### Instruction
Extract every line of the material that holds the string "this".

### Working data
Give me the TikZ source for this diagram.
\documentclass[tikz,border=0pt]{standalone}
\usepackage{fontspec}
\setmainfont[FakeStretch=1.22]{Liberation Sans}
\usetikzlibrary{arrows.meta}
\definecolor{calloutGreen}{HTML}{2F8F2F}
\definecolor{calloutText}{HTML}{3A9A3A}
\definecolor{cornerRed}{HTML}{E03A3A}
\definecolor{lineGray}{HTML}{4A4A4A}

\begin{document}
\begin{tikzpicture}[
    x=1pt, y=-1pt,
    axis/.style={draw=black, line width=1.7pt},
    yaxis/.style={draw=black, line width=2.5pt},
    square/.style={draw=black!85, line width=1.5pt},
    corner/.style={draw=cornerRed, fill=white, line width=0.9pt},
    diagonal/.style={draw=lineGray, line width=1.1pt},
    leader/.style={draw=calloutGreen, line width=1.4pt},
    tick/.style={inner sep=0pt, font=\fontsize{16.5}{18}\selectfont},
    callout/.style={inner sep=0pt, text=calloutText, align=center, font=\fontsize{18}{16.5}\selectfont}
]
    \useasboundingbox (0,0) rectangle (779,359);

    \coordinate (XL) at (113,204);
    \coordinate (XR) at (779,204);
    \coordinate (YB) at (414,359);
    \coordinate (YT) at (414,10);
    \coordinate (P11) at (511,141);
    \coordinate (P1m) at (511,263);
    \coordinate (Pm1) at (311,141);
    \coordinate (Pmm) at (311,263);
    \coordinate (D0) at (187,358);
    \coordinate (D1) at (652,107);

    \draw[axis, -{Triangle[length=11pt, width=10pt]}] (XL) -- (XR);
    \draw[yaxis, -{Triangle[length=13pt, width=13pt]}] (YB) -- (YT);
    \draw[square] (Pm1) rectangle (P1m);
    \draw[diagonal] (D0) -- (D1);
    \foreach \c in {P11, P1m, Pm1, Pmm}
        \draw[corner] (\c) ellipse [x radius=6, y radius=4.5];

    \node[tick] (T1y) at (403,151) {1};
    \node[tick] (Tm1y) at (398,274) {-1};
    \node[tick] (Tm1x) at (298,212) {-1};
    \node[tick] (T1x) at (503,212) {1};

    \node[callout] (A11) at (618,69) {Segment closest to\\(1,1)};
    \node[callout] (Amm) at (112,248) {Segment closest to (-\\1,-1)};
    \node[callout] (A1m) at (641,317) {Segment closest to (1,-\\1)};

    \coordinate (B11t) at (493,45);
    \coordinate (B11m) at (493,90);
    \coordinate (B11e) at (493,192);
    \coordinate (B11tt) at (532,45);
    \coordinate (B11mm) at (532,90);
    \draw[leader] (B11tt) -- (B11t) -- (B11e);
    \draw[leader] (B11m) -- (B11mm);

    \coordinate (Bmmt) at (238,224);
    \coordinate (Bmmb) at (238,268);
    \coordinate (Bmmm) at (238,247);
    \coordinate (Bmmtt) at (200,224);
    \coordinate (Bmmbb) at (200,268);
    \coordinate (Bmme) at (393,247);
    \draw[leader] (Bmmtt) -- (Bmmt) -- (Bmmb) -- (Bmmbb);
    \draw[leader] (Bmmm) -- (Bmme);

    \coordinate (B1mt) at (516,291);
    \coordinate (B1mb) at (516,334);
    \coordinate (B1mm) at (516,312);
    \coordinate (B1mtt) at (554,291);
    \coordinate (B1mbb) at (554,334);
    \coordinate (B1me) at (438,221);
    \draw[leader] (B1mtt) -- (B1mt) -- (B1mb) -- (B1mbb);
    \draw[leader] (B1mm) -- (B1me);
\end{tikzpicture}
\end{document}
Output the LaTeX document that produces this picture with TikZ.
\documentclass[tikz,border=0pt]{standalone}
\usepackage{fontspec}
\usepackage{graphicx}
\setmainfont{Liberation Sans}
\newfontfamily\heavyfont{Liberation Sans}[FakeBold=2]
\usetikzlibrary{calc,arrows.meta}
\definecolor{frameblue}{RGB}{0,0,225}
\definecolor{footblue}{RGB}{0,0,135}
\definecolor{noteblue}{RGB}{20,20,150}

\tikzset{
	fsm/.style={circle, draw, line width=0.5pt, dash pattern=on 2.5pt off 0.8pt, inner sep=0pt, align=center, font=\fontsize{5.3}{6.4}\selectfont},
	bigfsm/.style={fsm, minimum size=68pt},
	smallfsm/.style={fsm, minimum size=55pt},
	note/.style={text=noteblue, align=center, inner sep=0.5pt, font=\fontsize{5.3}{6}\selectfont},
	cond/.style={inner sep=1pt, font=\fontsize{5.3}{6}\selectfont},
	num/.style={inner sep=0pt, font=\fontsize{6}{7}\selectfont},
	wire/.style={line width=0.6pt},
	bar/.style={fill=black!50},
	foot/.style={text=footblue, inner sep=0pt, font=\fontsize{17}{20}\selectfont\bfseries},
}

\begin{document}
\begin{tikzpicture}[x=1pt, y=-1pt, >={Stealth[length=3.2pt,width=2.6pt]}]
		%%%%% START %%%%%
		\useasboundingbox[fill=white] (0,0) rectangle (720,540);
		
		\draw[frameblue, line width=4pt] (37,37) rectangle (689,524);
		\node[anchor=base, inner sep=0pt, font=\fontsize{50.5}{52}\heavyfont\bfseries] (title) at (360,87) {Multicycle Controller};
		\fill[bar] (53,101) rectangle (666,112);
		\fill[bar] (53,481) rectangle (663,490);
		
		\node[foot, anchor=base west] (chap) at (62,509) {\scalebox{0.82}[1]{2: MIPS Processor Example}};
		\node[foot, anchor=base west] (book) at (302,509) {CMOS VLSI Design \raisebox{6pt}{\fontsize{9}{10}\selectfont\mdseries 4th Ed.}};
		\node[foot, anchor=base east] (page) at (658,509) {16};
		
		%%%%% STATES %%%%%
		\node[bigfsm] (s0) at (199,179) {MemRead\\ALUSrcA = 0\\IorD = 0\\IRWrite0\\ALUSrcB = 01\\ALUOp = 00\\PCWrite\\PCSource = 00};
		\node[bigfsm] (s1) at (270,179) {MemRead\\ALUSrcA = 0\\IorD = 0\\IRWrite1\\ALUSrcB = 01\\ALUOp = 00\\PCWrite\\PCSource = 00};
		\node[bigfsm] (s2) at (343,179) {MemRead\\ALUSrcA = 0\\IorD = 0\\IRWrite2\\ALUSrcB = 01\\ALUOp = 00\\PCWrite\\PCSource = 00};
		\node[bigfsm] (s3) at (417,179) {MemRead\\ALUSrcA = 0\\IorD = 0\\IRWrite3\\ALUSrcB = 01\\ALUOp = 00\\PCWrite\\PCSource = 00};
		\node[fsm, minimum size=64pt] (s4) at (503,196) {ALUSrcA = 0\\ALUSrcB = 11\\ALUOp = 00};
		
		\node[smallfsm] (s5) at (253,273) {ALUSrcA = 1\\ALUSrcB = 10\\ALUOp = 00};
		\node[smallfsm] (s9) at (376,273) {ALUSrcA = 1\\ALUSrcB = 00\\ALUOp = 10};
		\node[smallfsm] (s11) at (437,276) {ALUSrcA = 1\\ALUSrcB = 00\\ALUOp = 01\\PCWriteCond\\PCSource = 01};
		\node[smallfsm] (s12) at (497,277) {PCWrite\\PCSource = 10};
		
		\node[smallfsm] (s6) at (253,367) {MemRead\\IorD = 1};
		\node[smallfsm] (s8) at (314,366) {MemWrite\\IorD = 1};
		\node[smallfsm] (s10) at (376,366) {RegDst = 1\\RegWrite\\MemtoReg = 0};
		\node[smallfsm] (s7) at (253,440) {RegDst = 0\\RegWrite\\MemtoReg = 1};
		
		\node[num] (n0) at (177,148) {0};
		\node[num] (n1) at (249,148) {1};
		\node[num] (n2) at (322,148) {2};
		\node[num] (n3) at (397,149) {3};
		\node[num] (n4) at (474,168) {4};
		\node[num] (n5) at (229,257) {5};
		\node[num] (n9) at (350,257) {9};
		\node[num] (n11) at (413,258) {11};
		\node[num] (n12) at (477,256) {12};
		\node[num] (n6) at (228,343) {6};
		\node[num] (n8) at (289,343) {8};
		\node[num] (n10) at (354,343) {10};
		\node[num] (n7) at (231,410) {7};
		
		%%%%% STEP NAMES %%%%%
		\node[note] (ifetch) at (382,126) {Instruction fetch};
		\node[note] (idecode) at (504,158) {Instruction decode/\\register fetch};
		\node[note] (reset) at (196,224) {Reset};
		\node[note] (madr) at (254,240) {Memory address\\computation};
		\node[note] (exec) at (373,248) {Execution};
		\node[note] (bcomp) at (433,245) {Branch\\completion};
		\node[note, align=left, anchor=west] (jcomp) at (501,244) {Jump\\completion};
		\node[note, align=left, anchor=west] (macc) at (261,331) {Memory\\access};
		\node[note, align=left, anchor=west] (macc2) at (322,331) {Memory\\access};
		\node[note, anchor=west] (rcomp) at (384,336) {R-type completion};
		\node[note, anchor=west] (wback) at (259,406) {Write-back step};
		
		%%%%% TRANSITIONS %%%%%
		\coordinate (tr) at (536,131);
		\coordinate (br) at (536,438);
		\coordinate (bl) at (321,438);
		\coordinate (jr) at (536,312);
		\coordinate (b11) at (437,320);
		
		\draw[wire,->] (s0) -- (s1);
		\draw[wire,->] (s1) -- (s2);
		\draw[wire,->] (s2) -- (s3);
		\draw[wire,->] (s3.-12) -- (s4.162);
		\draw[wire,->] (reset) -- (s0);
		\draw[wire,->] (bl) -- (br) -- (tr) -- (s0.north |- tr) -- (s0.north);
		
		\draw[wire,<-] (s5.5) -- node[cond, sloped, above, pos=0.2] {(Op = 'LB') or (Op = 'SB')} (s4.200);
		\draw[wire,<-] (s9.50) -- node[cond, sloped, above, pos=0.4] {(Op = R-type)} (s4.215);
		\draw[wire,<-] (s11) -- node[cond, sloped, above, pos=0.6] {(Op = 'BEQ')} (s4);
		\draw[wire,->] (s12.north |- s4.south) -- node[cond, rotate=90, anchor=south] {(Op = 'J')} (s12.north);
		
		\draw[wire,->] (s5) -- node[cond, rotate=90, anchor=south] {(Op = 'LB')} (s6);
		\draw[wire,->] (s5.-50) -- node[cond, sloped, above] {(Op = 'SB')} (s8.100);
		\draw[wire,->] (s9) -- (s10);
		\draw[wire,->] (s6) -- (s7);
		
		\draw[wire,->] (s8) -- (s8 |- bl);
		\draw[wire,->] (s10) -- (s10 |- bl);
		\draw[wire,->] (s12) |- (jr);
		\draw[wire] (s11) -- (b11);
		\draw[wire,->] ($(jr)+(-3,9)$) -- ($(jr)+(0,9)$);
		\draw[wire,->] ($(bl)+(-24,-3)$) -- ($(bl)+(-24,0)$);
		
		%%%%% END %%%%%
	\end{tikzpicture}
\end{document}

### Response to the task
Give me the TikZ source for this diagram.
Output the LaTeX document that produces this picture with TikZ.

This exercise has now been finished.